The repeated attempts to challenge Israel’s borders have played into widespread Israeli fears that the Palestinians do not seek a state only in the West Bank, Gaza Strip and East Jerusalem — lands captured in the 1967 Six-Day War — but ultimately want to take over all of present-day Israel as well.

“The demand that has been raised over the last few days that descendants of Palestinian refugees return to the Jewish state is a demand that will kill the peace process,” said Mark Regev, a spokesman for Israeli Prime Minister Benjamin Netanyahu. “Those who want to flood Israel with the descendants of Palestinian refugees want to destroy the Jewish state.”

Palestinian protesters try to break a fence along the border between Israel and Syria on June 5. photo/ap/ariel schalit

In Washington, State Department spokesman Mark Toner said the United States believes Syrian President Bashar Assad’s government is actively supporting the Palestinian protests.

“We don’t have any hard evidence,” Toner said. “But we’ve seen this kind of behavior before. And certainly it seems in keeping with the Syrian regime’s actions that they would try to deflect or distract international attention from what’s going on internally in Syria by encouraging these kind of protests.”

The Tishreen newspaper said the June 5 protests were only an “introduction,” adding that Syrians and Palestinians are now determined to recover “their territory” through resistance. It said Israel should expect 600,000 refugees to march “at any time.”

Israel’s military responded with a stern warning. It said in a statement that breaching the frontier lines “is a violation of international agreements,” and the military would “operate as necessary to prevent the recurrence of similar incidents in the future.”

“Provocative rioters who breach the Israeli security fence place themselves in danger and must accept the responsibility for their actions,” the statement said.

The deaths from the June 5 protests led to violent tensions among Palestinian factions in Syria and a gunfight within the Yarmouk refugee camp in Damascus. Clashes erupted June 6 at the camp between a group of Palestinians and the guards of a building belonging to the radical Popular Front for the Liberation of Palestine–General Command.

The clashes erupted following funeral processions for Palestinians who were killed June 5. They were sparked when some youths began shouting slogans against the PFLP-GC’s leaders and pelted them with stones.

The PFLP-GC issued a statement June 7 saying two of its members were killed and several of its offices were torched. It accused Palestinian “agents working for the Zionist enemy” of the killings and provocation.

Some relatives of Palestinians who died while marching June 5 reportedly were angered that the protest was allowed to happen, and some blamed the PFLP-GC.

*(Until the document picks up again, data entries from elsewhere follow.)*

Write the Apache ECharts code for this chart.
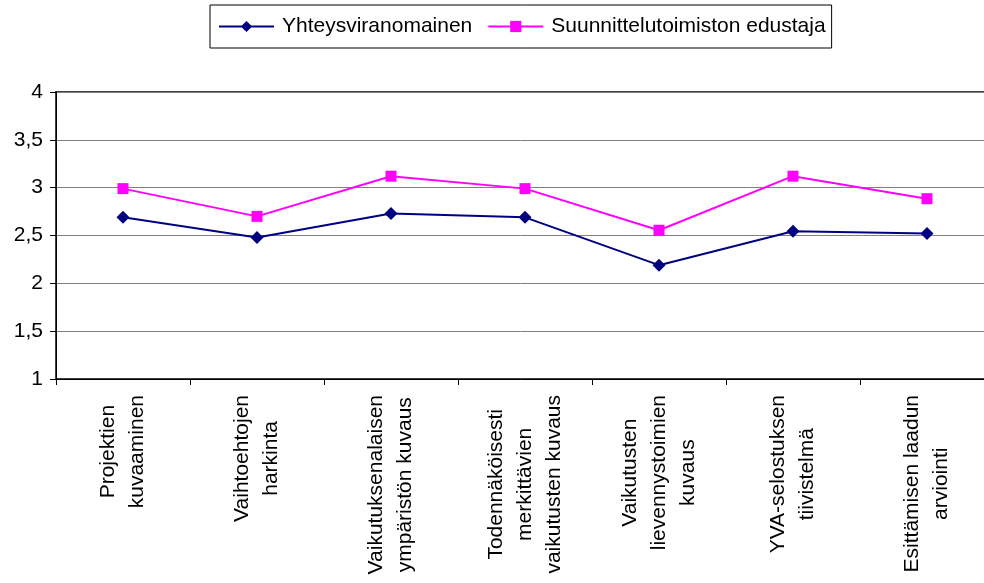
<!DOCTYPE html>
<html>
<head>
<meta charset="utf-8">
<script src="https://cdn.jsdelivr.net/npm/echarts@6/dist/echarts.min.js"></script>
<style>
html,body{margin:0;padding:0;background:#fff;}
#chart{width:984px;height:583px;}
</style>
</head>
<body>
<div id="chart"></div>
<script>
const categories = [
  'Projektien\nkuvaaminen',
  'Vaihtoehtojen\nharkinta',
  'Vaikutuksenalaisen\nympäristön kuvaus',
  'Todennäköisesti\nmerkittävien\nvaikutusten kuvaus',
  'Vaikutusten\nlievennystoimien\nkuvaus',
  'YVA-selostuksen\ntiivistelmä',
  'Esittämisen laadun\narviointi'
];
const seriesNames = ['Yhteysviranomainen', 'Suunnittelutoimiston edustaja'];
const yhteys = [2.69, 2.48, 2.73, 2.69, 2.19, 2.545, 2.52];
const suunnittelu = [2.99, 2.70, 3.12, 2.99, 2.555, 3.12, 2.885];
const yMin = 1, yMax = 4, yInterval = 0.5;

const FONT = "'Liberation Sans', Arial, sans-serif";
const chart = echarts.init(document.getElementById('chart'));
chart.setOption({
  animation: false,
  backgroundColor: '#fff',
  textStyle: { fontFamily: FONT },
  legend: {
    left: 210, top: 5,
    padding: [11, 6, 11, 8],
    borderColor: '#000', borderWidth: 1,
    itemWidth: 55, itemHeight: 14, itemGap: 15,
    textStyle: { fontSize: 21, color: '#000', fontFamily: FONT, padding: [0, 0, 0, 3] },
    data: seriesNames
  },
  grid: {
    left: 56, top: 92, width: 938, height: 287,
    outerBoundsMode: 'none', containLabel: false,
    show: true, borderColor: '#404040', borderWidth: 2, backgroundColor: 'transparent'
  },
  xAxis: {
    type: 'category',
    data: categories,
    boundaryGap: true,
    axisLine: { lineStyle: { color: '#000', width: 1 } },
    axisTick: { show: true, length: 6, lineStyle: { color: '#000' } },
    axisLabel: {
      rotate: 90, margin: 16, interval: 0, color: '#000',
      formatter: function (v) { return v.split('\n').map(function (l) { return '{c|' + l + '}'; }).join('\n'); },
      rich: { c: { align: 'center', fontSize: 21, lineHeight: 29, fontFamily: FONT, color: '#000' } }
    }
  },
  yAxis: {
    type: 'value', min: yMin, max: yMax, interval: yInterval,
    axisLine: { show: true, lineStyle: { color: '#000', width: 1 } },
    axisTick: { show: true, length: 6, lineStyle: { color: '#000' } },
    splitLine: { show: true, lineStyle: { color: '#808080', width: 1 } },
    axisLabel: {
      fontSize: 21, color: '#000', margin: 13, fontFamily: FONT,
      formatter: function (v) { return String(v).replace('.', ','); }
    }
  },
  series: [
    {
      name: seriesNames[0], type: 'line', data: yhteys,
      symbol: 'diamond', symbolSize: 13,
      lineStyle: { color: '#000080', width: 2 },
      itemStyle: { color: '#000080' }
    },
    {
      name: seriesNames[1], type: 'line', data: suunnittelu,
      symbol: 'rect', symbolSize: 11,
      lineStyle: { color: '#FF00FF', width: 2 },
      itemStyle: { color: '#FF00FF' }
    }
  ]
});
</script>
</body>
</html>
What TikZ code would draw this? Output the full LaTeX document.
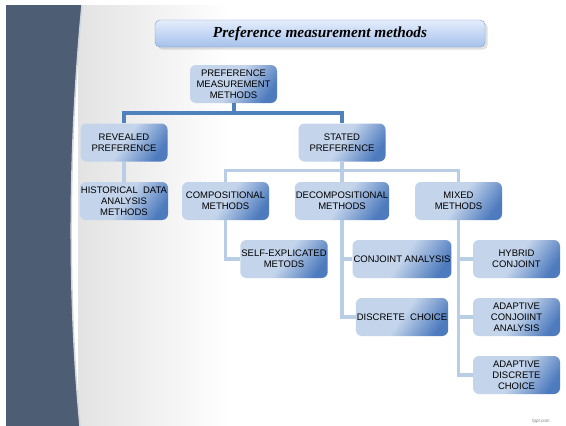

Netanyahu on June 6 angrily accused Syria’s embattled president of orchestrating the protests to deflect attention from internal unrest. More broadly, Netanyahu said the Syrian-backed assault on Israel’s borders was fueling a Palestinian challenge to the very existence of the Jewish state.

“The argument is over the fact of the establishment of the state of Israel” in 1948, he told reporters after a meeting of his Likud party.